Named Yes Bulgaria, the party has vowed to clamp down on graft, boost economic growth and raise living standards. Led by former justice minister Hristo Ivanov, Yes Bulgaria will participate in polls scheduled to take place in March or April.
Some 1,250 delegates registered as founding members of the party on Saturday and elected Ivanov as leader, who warned in a speech that the “Bulgarian oligarchy is preparing to hold another election in which to reload the corruption model”.
“We have to break the system,” he added.
“We are not declaring a rhetorical war on some abstract corruption and lawlessness, we are not talking about poverty in general. We are facing a small group of untouchables and their patrons,” SeeNews quoted Ivanov as saying to founding delegates of the party.
Ivanov resigned from the centre-right coalition government led by Borissov at the end of 2015 after MPs voted against limits on the chief prosecutor’s power in the Supreme Judicial Council. At the time, the chief prosecutor had been accused of failing to tackle alleged widespread corruption among senior officials.

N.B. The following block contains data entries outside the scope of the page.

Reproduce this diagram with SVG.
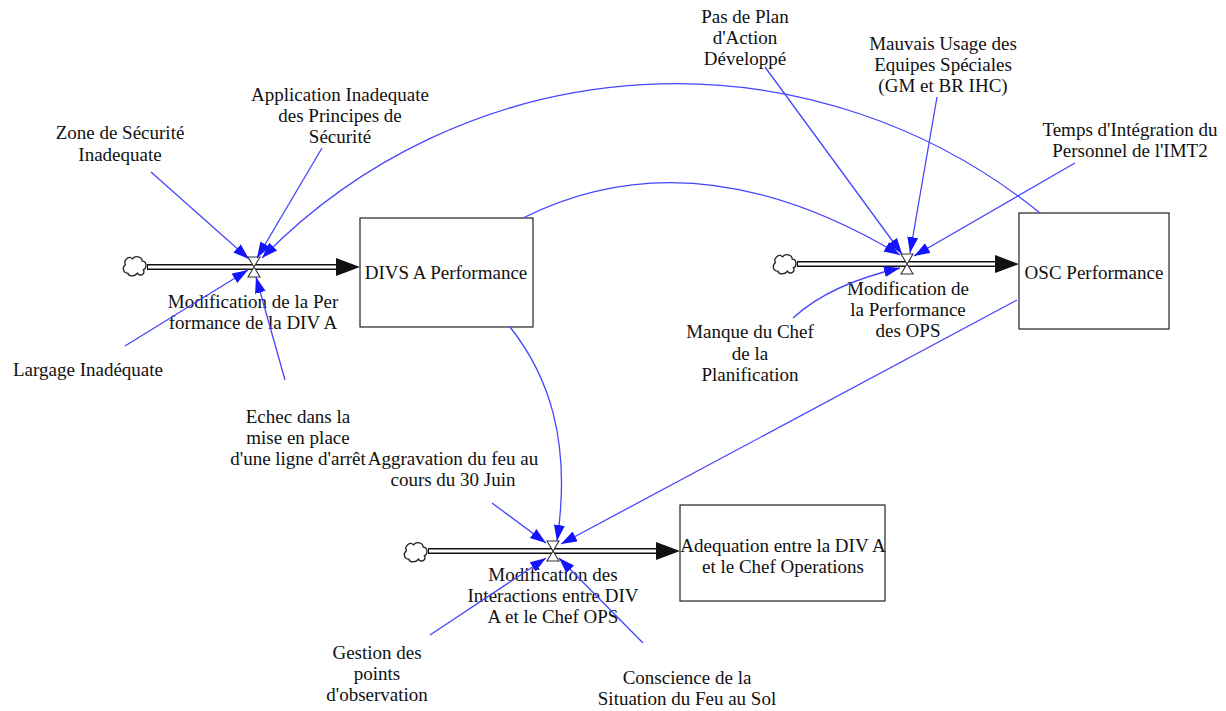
<svg xmlns="http://www.w3.org/2000/svg" width="1226" height="711" viewBox="0 0 1226 711">
<style>
text{font-family:"Liberation Serif","Times New Roman",serif;font-size:19px;fill:#111;text-anchor:middle}
.stock{fill:#fff;stroke:#222;stroke-width:1.2}
.pipeo{stroke:#111;stroke-width:6;fill:none}
.pipei{stroke:#fff;stroke-width:3;fill:none}
.valve{fill:#fff;stroke:#333;stroke-width:1.1}
.cloud{fill:#fff;stroke:#222;stroke-width:1.1}
.link{fill:none;stroke:#4646ff;stroke-width:1.3;marker-end:url(#ah)}
.head{fill:#111}
</style>
<defs>
<marker id="ah" markerUnits="userSpaceOnUse" markerWidth="17" markerHeight="12" refX="16" refY="5.5" orient="auto">
<path d="M0,0 L16,5.5 L0,11 Z" fill="#1414ff"/>
</marker>
<path id="cl" d="M-6,6 C-10,6 -11,1 -8,-1 C-10,-5 -5,-9 -2,-6 C0,-9 6,-8 6,-4 C10,-4 10,2 7,3 C9,7 4,9 2,6 C0,9 -5,9 -6,6 Z"/>
<path id="vl" d="M-6,-10 L6,-10 L0,0 Z M-6,10 L6,10 L0,0 Z"/>
</defs>
<rect width="1226" height="711" fill="#fff"/>

<g id="connectors">
<g id="pipes">
<line class="pipeo" x1="147" y1="267" x2="338" y2="267"/><line class="pipei" x1="148" y1="267" x2="339" y2="267"/>
<polygon class="head" points="336,258 360,267 336,276"/>
<line class="pipeo" x1="797" y1="264" x2="997" y2="264"/><line class="pipei" x1="798" y1="264" x2="998" y2="264"/>
<polygon class="head" points="995,255 1019,264 995,273"/>
<line class="pipeo" x1="428" y1="551" x2="658" y2="551"/><line class="pipei" x1="429" y1="551" x2="659" y2="551"/>
<polygon class="head" points="656,542 680,551 656,560"/>
</g>
</g>

<g id="cloud1"><use href="#cl" class="cloud" transform="translate(135,266) scale(1.2)"/></g>
<g id="cloud2"><use href="#cl" class="cloud" transform="translate(785,264) scale(1.2)"/></g>
<g id="cloud3"><use href="#cl" class="cloud" transform="translate(416,552) scale(1.2)"/></g>

<g id="stock-divs"><rect class="stock" x="360" y="218" width="173" height="109"/><text x="446" y="279">DIVS A Performance</text></g>
<g id="stock-osc"><rect class="stock" x="1019" y="213" width="150" height="116"/><text x="1094" y="279">OSC Performance</text></g>
<g id="stock-adeq"><rect class="stock" x="680" y="505" width="205" height="96"/><text x="783" y="552">Adequation entre la DIV A</text><text x="783" y="573">et le Chef Operations</text></g>

<g id="flow1"><use href="#vl" class="valve" transform="translate(254,267)"/><text x="253" y="308">Modification de la Per</text><text x="253" y="329">formance de la DIV A</text></g>
<g id="flow2"><use href="#vl" class="valve" transform="translate(907,264)"/><text x="908" y="295">Modification de</text><text x="908" y="316">la Performance</text><text x="908" y="337">des OPS</text></g>
<g id="flow3"><use href="#vl" class="valve" transform="translate(553,551)"/><text x="553" y="581">Modification des</text><text x="553" y="602">Interactions entre DIV</text><text x="553" y="623">A et le Chef OPS</text></g>

<g id="v-zone"><text x="120" y="139">Zone de Sécurité</text><text x="120" y="161">Inadequate</text></g>
<g id="v-appl"><text x="340" y="101">Application Inadequate</text><text x="340" y="122">des Principes de</text><text x="340" y="143">Sécurité</text></g>
<g id="v-larg"><text x="88" y="376">Largage Inadéquate</text></g>
<g id="v-echec"><text x="298" y="423">Echec dans la</text><text x="298" y="444">mise en place</text><text x="298" y="465">d'une ligne d'arrêt</text></g>
<g id="v-aggr"><text x="453" y="465">Aggravation du feu au</text><text x="453" y="486">cours du 30 Juin</text></g>
<g id="v-pas"><text x="745" y="23">Pas de Plan</text><text x="745" y="44">d'Action</text><text x="745" y="65">Développé</text></g>
<g id="v-mauv"><text x="943" y="50">Mauvais Usage des</text><text x="943" y="71">Equipes Spéciales</text><text x="943" y="92">(GM et BR IHC)</text></g>
<g id="v-temps"><text x="1130" y="136">Temps d'Intégration du</text><text x="1130" y="157">Personnel de l'IMT2</text></g>
<g id="v-manque"><text x="750" y="338">Manque du Chef</text><text x="750" y="360">de la</text><text x="750" y="381">Planification</text></g>
<g id="v-gest"><text x="377" y="659">Gestion des</text><text x="377" y="680">points</text><text x="377" y="701">d'observation</text></g>
<g id="v-consc"><text x="687" y="684">Conscience de la</text><text x="687" y="705">Situation du Feu au Sol</text></g>

<g id="links">
<line class="link" x1="151" y1="172" x2="249" y2="259"/>
<line class="link" x1="322" y1="148" x2="257" y2="258"/>
<path class="link" d="M1040,213 A578,578 0 0 0 262,258"/>
<line class="link" x1="125" y1="346" x2="248" y2="270"/>
<line class="link" x1="285" y1="380" x2="256" y2="277"/>
<path class="link" d="M523,218 Q695,132 900,255"/>
<line class="link" x1="765" y1="67" x2="902" y2="254"/>
<line class="link" x1="937" y1="97" x2="910" y2="253"/>
<line class="link" x1="1075" y1="163" x2="914" y2="256"/>
<path class="link" d="M793,318 Q830,284 900,268"/>
<line class="link" x1="492" y1="503" x2="546" y2="543"/>
<path class="link" d="M510,327 C548,375 572,440 557,541"/>
<line class="link" x1="1017" y1="300" x2="561" y2="544"/>
<line class="link" x1="430" y1="635" x2="546" y2="558"/>
<line class="link" x1="643" y1="643" x2="559" y2="558"/>
</g>
</svg>
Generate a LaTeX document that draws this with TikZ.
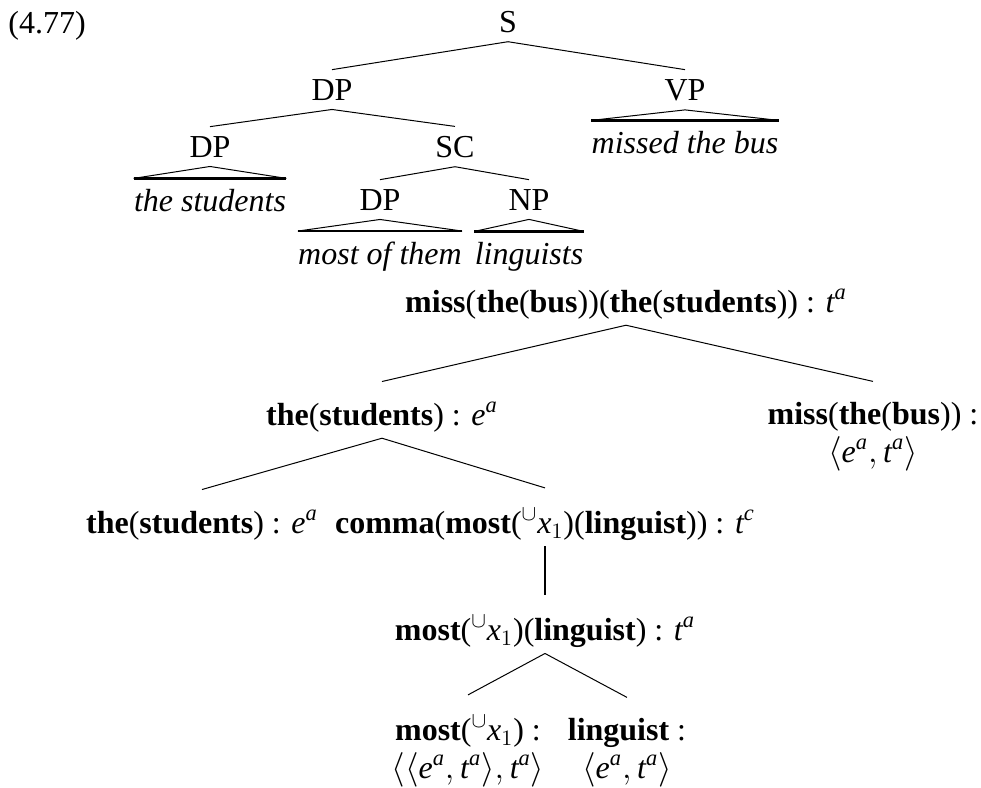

After quitting government, Ivanov said: “Whoever tells you that any national goal can be achieved without dealing with corruption’s capture of the state is lying to you.”
Borissov stepped down last November after his nominee for president was defeated by a Russia-friendly general backed by the opposition. Tsetska Tsacheva’s failure to win the presidential ballot was widely seen as a voter backlash against Borissov’s lack of progress in the country’s fight against corruption.
Yes Bulgaria is looking to take advantage of voter anger over perceived institutional corruption at the heart of the Balkan state’s political establishment, and ride the wave of populism that has swept Europe since the UK’s referendum on EU membership in June.
Manuela Maleeva, one of Yes Bulgaria’s founders, said: “The party is aware that there is no margin for error because the expectations are huge.”
According to Transparency International, Bulgaria is the most corrupt country in the European Union. In a progress report on the country’s fight against graft and organised crime published last January, the European Commission noted that tackling high-level corruption remains one of the country’s most pressing priorities.
Speaking at the time, EU Commission First Vice-President Frans Timmermans said: “Last year Bulgaria took some important steps to put reform back onto the agenda. Now it is time to move to the next stage by turning the strategies on judicial reform and the fight against corruption into action on the ground and delivering concrete results.”